Recorded data
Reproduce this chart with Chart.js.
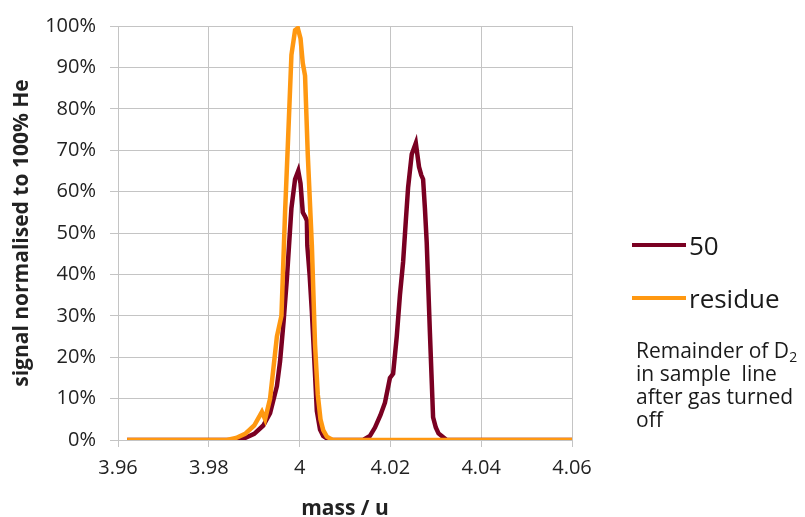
<!DOCTYPE html>
<html>
<head>
<meta charset="utf-8">
<script src="https://cdn.jsdelivr.net/npm/chart.js@4"></script>
<style>
  body { margin: 0; background: #fff; font-family: 'Open Sans', sans-serif; }
  #wrap { position: relative; width: 805px; height: 517px; }
  #legend { position: absolute; left: 632px; top: 218px; color: #1a1a1a; }
  .item { display: flex; align-items: center; height: 53px; font-size: 26px; }
  .swatch { width: 54px; height: 4px; margin-right: 3px; }
  #note { position: absolute; left: 636px; top: 339px; font-size: 21px; line-height: 23px; color: #1a1a1a; white-space: nowrap; }
  #note sub { font-size: 14px; line-height: 0; vertical-align: -4px; }
</style>
</head>
<body>
<div id="wrap">
  <canvas id="chart" width="805" height="517"></canvas>
  <div id="legend"></div>
  <div id="note">Remainder of D<sub>2</sub><br>in sample&nbsp; line<br>after gas turned<br>off</div>
</div>
<script>
const xTicks = [3.96, 3.98, 4.00, 4.02, 4.04, 4.06];

const mass50 = [3.962, 3.985, 3.988, 3.990, 3.992, 3.9935, 3.995, 3.9957, 3.9965, 3.9972, 3.9982, 3.999, 3.9997,
  4.0002, 4.0007, 4.0012, 4.0016, 4.0017, 4.0022, 4.0027, 4.0033, 4.0038, 4.0045, 4.0052, 4.0065,
  4.014, 4.0155, 4.0166, 4.0178, 4.0188, 4.0199, 4.0206, 4.0214, 4.0221, 4.0228, 4.0234, 4.0239, 4.0247,
  4.0256, 4.0263, 4.0268, 4.0272, 4.0276, 4.028, 4.0287, 4.0294, 4.030, 4.0306, 4.0324, 4.06];
const signal50 = [0, 0, 0.5, 1.5, 3.5, 6.5, 13, 19, 29, 39, 56, 63, 65,
  62, 55, 54, 53, 47, 40, 31, 18, 7, 2.5, 1, 0,
  0, 1, 3, 6, 9, 15, 16, 25, 35, 43, 53, 61, 69,
  71.7, 66, 64, 63, 56, 47.7, 26, 5.5, 3, 1.6, 0, 0];

const massResidue = [3.962, 3.984, 3.986, 3.988, 3.990, 3.9917, 3.9924, 3.9935, 3.995, 3.996, 3.9968, 3.9974,
  3.9982, 3.999, 3.9996, 4.0002, 4.0007, 4.0012, 4.0018, 4.0027, 4.0034, 4.004, 4.0046, 4.0052, 4.006, 4.0073, 4.06];
const signalResidue = [0, 0, 0.5, 1.5, 3.5, 6.8, 5, 10, 25, 30, 55, 71,
  93, 99, 99.5, 97, 91, 88, 69, 47, 23, 11, 5, 2.4, 0.8, 0, 0];

const toPoints = (xs, ys) => xs.map((x, i) => ({ x: x, y: ys[i] }));

const gridColor = '#c4c4c4';
const textColor = '#222';

const datasets = [
  { label: '50', data: toPoints(mass50, signal50), borderColor: '#7a0022', order: 2 },
  { label: 'residue', data: toPoints(massResidue, signalResidue), borderColor: '#ff9811', order: 1 }
].map(d => ({ ...d, showLine: true, pointRadius: 0, borderWidth: 4.5, tension: 0, fill: false }));

const chart = new Chart(document.getElementById('chart').getContext('2d'), {
  type: 'scatter',
  data: { datasets: datasets },
  options: {
    responsive: false,
    animation: false,
    layout: { padding: { left: 0, right: 233, top: 22, bottom: 0 } },
    plugins: { legend: { display: false }, tooltip: { enabled: false } },
    scales: {
      x: {
        type: 'linear',
        min: 3.96,
        max: 4.06,
        afterBuildTicks: scale => { scale.ticks = xTicks.map(v => ({ value: v })); },
        afterFit: scale => { scale.height = 77; },
        grid: { color: gridColor, tickLength: 7, tickColor: gridColor },
        border: { color: gridColor },
        ticks: { color: textColor, font: { family: 'Open Sans', size: 20 }, padding: 9,
          callback: v => String(Math.round(v * 100) / 100) },
        title: { display: true, text: 'mass / u', color: textColor,
          font: { family: 'Open Sans', size: 21, weight: 'bold' }, padding: { top: 0, bottom: -5 } }
      },
      y: {
        min: 0,
        max: 100,
        afterFit: scale => { scale.width = 118; },
        grid: { color: gridColor, tickLength: 8, tickColor: gridColor },
        border: { color: gridColor },
        ticks: { stepSize: 10, color: textColor, font: { family: 'Open Sans', size: 20 }, padding: 14,
          callback: v => v + '%' },
        title: { display: true, text: 'signal normalised to 100% He', color: textColor,
          font: { family: 'Open Sans', size: 21, weight: 'bold' }, padding: { top: 9, bottom: 0 } }
      }
    }
  }
});

// legend built from the datasets
const legend = document.getElementById('legend');
chart.data.datasets.forEach(d => {
  const item = document.createElement('div');
  item.className = 'item';
  item.innerHTML = '<span class="swatch" style="background:' + d.borderColor + '"></span>' + d.label;
  legend.appendChild(item);
});
</script>
</body>
</html>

What this task involves
Everything from the top line of the data down to and including the line with "const xTicks = [3.96, 3.98, 4.00, 4.02, 4.04, 4.06];" is to be copied, except the pictures.

Result of the exercise
Reproduce this chart with Chart.js.
<!DOCTYPE html>
<html>
<head>
<meta charset="utf-8">
<script src="https://cdn.jsdelivr.net/npm/chart.js@4"></script>
<style>
  body { margin: 0; background: #fff; font-family: 'Open Sans', sans-serif; }
  #wrap { position: relative; width: 805px; height: 517px; }
  #legend { position: absolute; left: 632px; top: 218px; color: #1a1a1a; }
  .item { display: flex; align-items: center; height: 53px; font-size: 26px; }
  .swatch { width: 54px; height: 4px; margin-right: 3px; }
  #note { position: absolute; left: 636px; top: 339px; font-size: 21px; line-height: 23px; color: #1a1a1a; white-space: nowrap; }
  #note sub { font-size: 14px; line-height: 0; vertical-align: -4px; }
</style>
</head>
<body>
<div id="wrap">
  <canvas id="chart" width="805" height="517"></canvas>
  <div id="legend"></div>
  <div id="note">Remainder of D<sub>2</sub><br>in sample&nbsp; line<br>after gas turned<br>off</div>
</div>
<script>
const xTicks = [3.96, 3.98, 4.00, 4.02, 4.04, 4.06];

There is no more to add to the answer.